Many people have quotes on their webpages or profiles. The only problem is that usually these quotes are gay. They are clearly supposed to be inspirational, but all they inspire me to do is vomit. After some brainstorming, I came up with some quotes of my own, and borrowed a few from the most triumphant of sources. (Bill and Ted reference)

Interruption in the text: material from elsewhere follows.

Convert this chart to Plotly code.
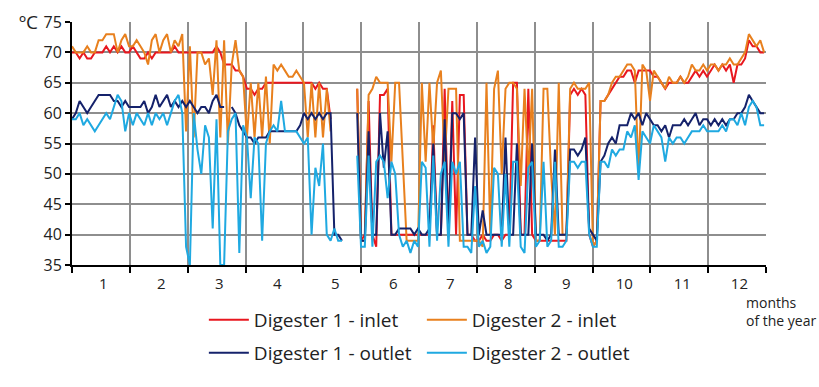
import plotly.graph_objects as go

N = None
# day of year (every second day)
DAYS = list(range(0, 366, 2))

MONTH_LABELS = ["1", "2", "3", "4", "5", "6", "7", "8", "9", "10", "11", "12"]
MONTH_STARTS = [0, 30.4, 60.8, 91.3, 121.7, 152.1, 182.5, 212.9, 243.3, 273.8, 304.2, 334.6, 365]
LABEL_POS = [16.5, 47, 77.5, 108, 138.5, 169, 199, 229.5, 260, 290.5, 321, 351]

D1_INLET = [
    70, 70, 69, 70, 69, 69, 70, 70, 70, 71, 70, 71, 70, 71, 70, 70,
    71, 70, 69, 69, 70, 69, 70, 70, 70, 70, 70, 71, 70, 70, 70,
    70, 70, 70, 70, 70, 70, 70, 71, 70, 68, 68, 68, 67, 67, 66,
    64, 64, 63, 64, 64, 65, 65, 65, 65, 65, 65, 65, 65, 65, 65,
    65, 65, 65, 64, 65, 64, 64, 59, N, N, N, N, N, N, 64,
    39, 40, 62, 40, 38, 63, 63, 64, 40, 40, 40, 40, 40, 40, 40, 40,
    40, 40, 40, 58, 40, 40, 64, 40, 62, 40, 63, 63, 40, 40, 39,
    39, 40, 39, 39, 40, 40, 39, 40, 40, 65, 65, 40, 40, 64, 40,
    39, 39, 39, 39, 39, 39, 39, 39, 39, 63, 64, 63, 64, 63, 40,
    38, 39, 62, 62, 63, 64, 65, 66, 66, 67, 67, 65, 67, 67, 67,
    67, 66, 66, 65, 64, 65, 65, 65, 66, 65, 65, 66, 67, 66, 67,
    66, 67, 68, 67, 68, 67, 68, 65, 68, 68, 69, 72, 71, 71, 70, 70,
]

D2_INLET = [
    71, 70, 70, 70, 71, 70, 70, 72, 72, 73, 73, 73, 70, 72, 73, 71,
    71, 72, 71, 70, 68, 72, 73, 70, 72, 73, 70, 72, 71, 73, 57,
    71, 56, 70, 70, 68, 69, 63, 72, 56, 72, 55, 68, 72, 67, 66,
    56, 65, 56, 65, 56, 66, 55, 68, 67, 68, 67, 66, 66, 67, 66,
    65, 56, 65, 56, 65, 56, 64, 57, N, N, N, N, N, N, 64,
    39, 39, 63, 64, 66, 65, 65, 65, 52, 65, 65, 52, 39, 39, 39, 39,
    65, 52, 65, 54, 65, 67, 52, 64, 64, 64, 39, 39, 39, 39, 39,
    39, 38, 65, 40, 64, 67, 50, 64, 65, 65, 64, 48, 64, 50, 64,
    39, 39, 64, 64, 50, 40, 65, 40, 40, 64, 65, 64, 64, 64, 65,
    38, 39, 62, 62, 63, 65, 66, 66, 67, 68, 68, 67, 50, 68, 67,
    62, 67, 66, 65, 64, 66, 65, 65, 66, 65, 66, 68, 67, 67, 68,
    67, 68, 68, 67, 68, 68, 69, 68, 68, 69, 70, 73, 72, 71, 72, 70,
]

D1_OUTLET = [
    59, 60, 62, 61, 60, 61, 62, 63, 63, 63, 63, 62, 62, 61, 62, 61,
    61, 61, 61, 62, 60, 61, 63, 61, 62, 63, 61, 62, 61, 62, 61,
    62, 61, 60, 61, 61, 60, 62, 63, 61, 61, N, 61, 60, 58, 57,
    56, 56, 55, 56, 56, 56, 57, 57, 57, 57, 57, 57, 57, 57, 58,
    60, 59, 60, 59, 60, 59, 60, 60, 40, 40, 39, N, N, N, 60,
    39, 39, 57, 40, 40, 60, 51, 57, 40, 40, 41, 41, 41, 41, 40, 41,
    40, 40, 41, 55, 40, 40, 59, 40, 60, 60, 59, 60, 40, 40, 56,
    40, 44, 40, 40, 40, 40, 40, 56, 40, 40, 55, 40, 40, 40, 55,
    40, 40, 40, 39, 40, 54, 40, 40, 40, 54, 54, 53, 54, 56, 41,
    40, 39, 52, 53, 55, 56, 55, 58, 58, 58, 60, 59, 60, 58, 60,
    59, 58, 58, 57, 58, 56, 58, 58, 58, 59, 58, 59, 60, 58, 59,
    59, 58, 59, 58, 59, 58, 59, 59, 60, 60, 61, 63, 62, 61, 60, 60,
]

D2_OUTLET = [
    59, 59, 60, 58, 59, 58, 57, 58, 59, 60, 59, 61, 63, 62, 57, 60,
    58, 60, 59, 58, 60, 58, 60, 59, 60, 58, 60, 62, 63, 60, 38,
    35, 60, 54, 50, 58, 56, 41, 59, 35, 35, 57, 59, 60, 37, 58,
    56, 46, 56, 55, 39, 55, 57, 58, 57, 62, 57, 57, 57, 57, 56,
    55, 56, 40, 51, 48, 55, 40, 39, 41, 39, 39, N, N, N, 53,
    38, 38, 53, 38, 52, 53, 52, 46, 52, 50, 40, 38, 39, 37, 39, 38,
    52, 51, 38, 53, 39, 50, 52, 38, 52, 50, 52, 38, 38, 37, 48,
    38, 39, 37, 38, 51, 50, 38, 50, 38, 52, 52, 38, 37, 51, 52,
    38, 39, 52, 38, 39, 52, 38, 38, 39, 52, 52, 51, 52, 52, 40,
    38, 38, 52, 52, 51, 54, 53, 54, 54, 57, 56, 58, 49, 57, 56,
    55, 58, 57, 56, 52, 56, 55, 56, 56, 55, 56, 57, 57, 57, 58,
    57, 57, 57, 57, 58, 57, 59, 59, 58, 60, 58, 61, 62, 61, 58, 58,
]

SERIES = [
    ("Digester 1 - inlet", D1_INLET, "#E8171F", "legend"),
    ("Digester 2 - inlet", D2_INLET, "#E8801E", "legend"),
    ("Digester 1 - outlet", D1_OUTLET, "#15226B", "legend2"),
    ("Digester 2 - outlet", D2_OUTLET, "#1FA9E1", "legend2"),
]

FONT = "Open Sans"
fig = go.Figure()
for name, vals, color, leg in SERIES:
    fig.add_trace(go.Scatter(
        x=DAYS[:len(vals)], y=vals, mode="lines", name=name,
        line=dict(color=color, width=2), connectgaps=False, legend=leg,
    ))

grid = "#8E8E8E"
fig.update_layout(
    width=819, height=387,
    margin=dict(l=72, r=53, t=22, b=122, autoexpand=False),
    paper_bgcolor="white", plot_bgcolor="white",
    font=dict(family=FONT, color="#222222", size=15),
    xaxis=dict(
        range=[0, 365], tickmode="array", tickvals=LABEL_POS, ticktext=MONTH_LABELS,
        ticks="", showgrid=False, zeroline=False, automargin=False,
        showline=True, linecolor="black", linewidth=2,
        tickfont=dict(size=15, color="#222222"), ticklabelstandoff=4,
        minor=dict(tickmode="array", tickvals=MONTH_STARTS, showgrid=True,
                   gridcolor=grid, gridwidth=1.6, ticks="outside", ticklen=6,
                   tickcolor="black", tickwidth=1.5),
    ),
    yaxis=dict(
        range=[35, 75], tickmode="linear", tick0=35, dtick=5, automargin=False,
        showgrid=True, gridcolor=grid, gridwidth=1.6, zeroline=False,
        showline=True, linecolor="black", linewidth=2,
        ticks="outside", ticklen=5, tickcolor="black", tickwidth=1.5,
        tickfont=dict(size=16, color="#222222"),
    ),
    legend=dict(orientation="h", x=0.19, xanchor="left", y=-0.226, yanchor="middle",
                font=dict(size=19, color="#222222"), itemwidth=40,
                entrywidth=163, entrywidthmode="pixels", bgcolor="rgba(0,0,0,0)"),
    legend2=dict(orientation="h", x=0.19, xanchor="left", y=-0.362, yanchor="middle",
                 font=dict(size=19, color="#222222"), itemwidth=40,
                 entrywidth=163, entrywidthmode="pixels", bgcolor="rgba(0,0,0,0)"),
    showlegend=True,
)

fig.add_annotation(text="ºC", xref="paper", yref="paper", x=-0.063, y=1.0,
                   xanchor="center", yanchor="middle", showarrow=False,
                   font=dict(size=19, color="#222222", family=FONT))
fig.add_annotation(text="months<br>of the year", xref="paper", yref="paper",
                   x=0.968, y=-0.19, xanchor="left", yanchor="middle", align="left",
                   showarrow=False, font=dict(size=14, color="#222222", family=FONT))

fig.write_html("out.html", config={"displayModeBar": False},
               post_script="document.body.style.margin='0px';")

Mother Nature started the fight for survival, and now because she's losing she wants to back out? Well I say Hard Cheese.
-C. Montgomery Burns

Why should the contest always go to the strong? Or the race to the swift? I say cheating is the gift man gives himself.
-C. Montgomery Burns

Bunch of slack-jawed faggots around here. This stuff will make you a God damn sexual tyranosaurus. Just like me.
-Jesse Ventura, Predator

When life gives you lemons, fuck the lemonade. Get really pissed and throw the lemons back and say, "I don't want your God damn lemons, you BITCH!"
-Me

The cornered mouse will attack the cat.
-Unknown

Your eyes are full of hate. That's good! Hate keeps a man alive.
-Quintas Arius (Ben Hur)

You can solve 90% of life's problems by running away
-Me

Women are like sunsets, they're beautiful, but tomorrow there will be a new one.
-Gilder (Skies of Arcadia)

Shit only stinks if you smell it.
-Me

Why piss in a toilet when you can piss out a window?
-Me

If God had not intended for Man to laugh, He would not have created retards.
-Me

Sew a man's Airborne patches on and he will look Airborne. Teach a man to sew his own patches on and he will leave you the hell alone.
-Matt Horning

If a deaf man pees in the woods and nobody is around to hear it, does it make a sound?
-Me

Life is a game, kind of like Candy Land, except with less candy, and not half as gay.
-Me

Turd.
-SSG Beavers

He who goes to bed with itchy butt, wakes with stinky finger.